İnsanoğlu garip bir yaratıktır. O hiçbir zaman hiçbir şeye doymaz. Parası varsa daha çok para ister, varlıklarının değerlerini bilmiyor ama onları kaybettikten sonra kendisine küsüyor, “Niçin ben böyle yaptım, şöyle yapmadım?” diye düşünüyor. Ben insanları anlayamıyorum, bazen kendimi bile anlayamıyorum.
Mesela, bugün biz sınıfta iki kısa metrajlı film seyrettik. Birinci filmin adı “Para, Para, Paraydı.” Evet ,bu film parayla ilgili. Para bizim hayatımızı nasıl etkiliyor, parasız insan ne kadar yaşayabilir? Bugünlerde parasız yaşamak çok zor, ama paran çoksa bile zor. Bazen fakir insanlar zenginlerden daha mutlu ve dingin yaşayabilir.

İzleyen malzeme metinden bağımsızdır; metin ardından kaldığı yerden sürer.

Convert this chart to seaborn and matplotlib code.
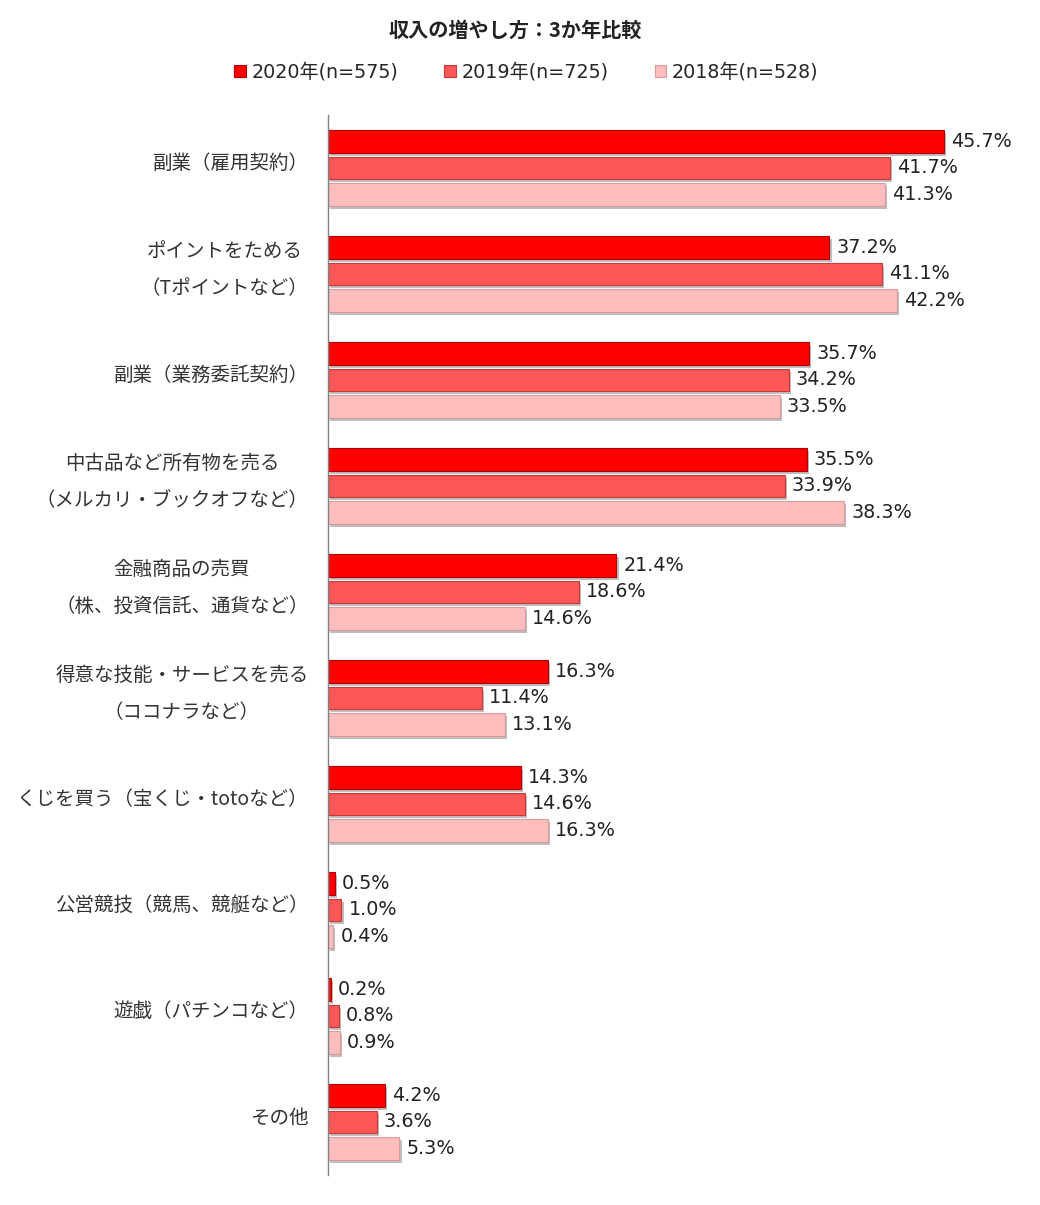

Bugünkü gündün kahramanı Ceyhan. Onun karısı ve kızı var. Kızı kursa gitmek istiyor ve Ceyhan’ın patronu ona kurs parasını veriyor ama parayı ödemek yerine Ceyhan arkadaşlarıyla kafalarını çekmek için meyhaneye gidiyor. Evi tamtakır, ama o buna rağmen hiçbir şey anlamadan, parasını boşuna harcıyor. Onun çok borcu oluyor, hiç ödeyemiyor, arkadaşlarından istese bile onlar yardım edemiyorlar yani yardım etmek istemiyorlar. Bir gün Ceyhan’ın evine icra memurları geliyor, onun evindeki eşyalarına haciz koyuyor ve her şeyi götürüyor. Ceyhan evine gelince çok şaşırıyor, ne eşyalar, ne de kızı ve karısı boşanmak istediğini yazıyor. Tam o sırada Ceyhan yalnız kaldığını anlıyor. Böylece film de bitiyor.
Bir bakıma bu alışılmış bir filmdir. Herkesin para problemleri var. Ama iyice düşünerek, anlayarak, “Acaba, bu filmi çeken insanlar neyi anlatmak istediler?” diye baksan bu film sana sadece film gibi gelmeyecek, ders gibi gelecek.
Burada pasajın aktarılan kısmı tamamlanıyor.